Let $A(\mathbb{C};\mathbb{Q})$ be the set of complex numbers algebraic over $\mathbb{Q}$. Show it has no finite field extensions. Hint: Assume all polynomials split over $\mathbb{C}$.
That $A(\mathbb{C};\mathbb{Q})$ is a subfield of $\mathbb{C}$, I know. Since for $a,b\in A(\mathbb{C};\mathbb{Q})$: $\mathbb{Q}(a,b)\subset A(\mathbb{C};\mathbb{Q})$, so it contains $a+b$, $ab$, $a^{-1}$ and $-a$. And it's clearly a non-empty set.
My first thought is to show that for $a$ algebraic over $A(\mathbb{C};\mathbb{Q})$, $A(\mathbb{C};\mathbb{Q})(a)=A(\mathbb{C};\mathbb{Q})$. Since any finite extension is algebraic and can be expressed by adjoining a finite set of elements, showing $A(\mathbb{C};\mathbb{Q})(a)=A(\mathbb{C};\mathbb{Q})$, would solve the exercise.
The only idea I have, but I'm not sure if it is even true, is that the minimal polynomial of $a$ together with the hint of the exercise would imply the degree of the minimial polynomial being $1$ and therefore $a\in A(\mathbb{C};\mathbb{Q})$.
This should be simple, so any hints are appreciated!
Thanks to Arturo Magidin for his comments that shaped this solution.

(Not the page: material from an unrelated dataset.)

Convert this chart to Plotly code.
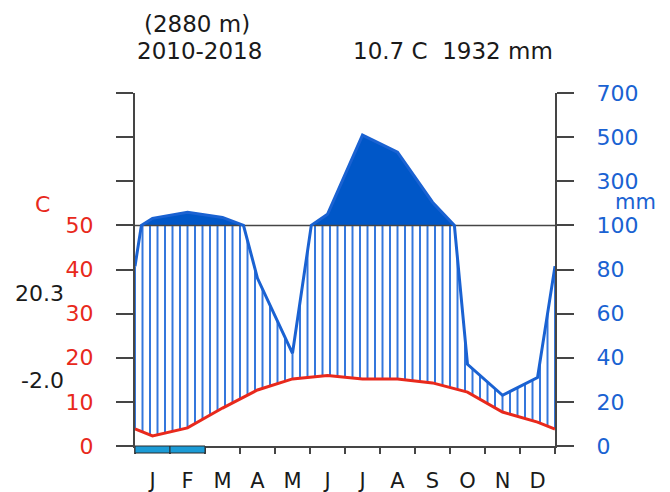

Continuing from before, if we prove $A(\mathbb{C}:\mathbb{Q})(a)=A(\mathbb{C}:\mathbb{Q})$, we have solved the problem. Assuming the extension is finite, the minimal polynomial of $a$ over $A(\mathbb{C}:\mathbb{Q})[t]$, $m_1(t)$, exists. By the assumption, $a$ must be a complex number. Let $$m_1(t)=t^n+c_{n-1}t^{n-1}+\cdots+c_1t+c_0.$$ Naturally, this polynomial also exists in $\mathbb{Q}(c_{n-1}, \cdots, c_1, c_0)[t]$, so the extension $\mathbb{Q}(c_{n-1}, \cdots, c_1, c_0)(a):\mathbb{Q}(c_{n-1}, \cdots, c_1, c_0)$ is finite (and actually of the same degree). Since every $c_i$ is by assumption algebraic over $\mathbb{Q}$, the extension $\mathbb{Q}(c_{n-1},,\dots,c_0):\mathbb{Q}$ if finite. By the Tower Law, the extension $\mathbb{Q}(c_{n-1}, \cdots, c_1, c_0)(a):\mathbb{Q}$ is finite and therefore algebraic, so $a\in A(\mathbb{C}:\mathbb{Q})$.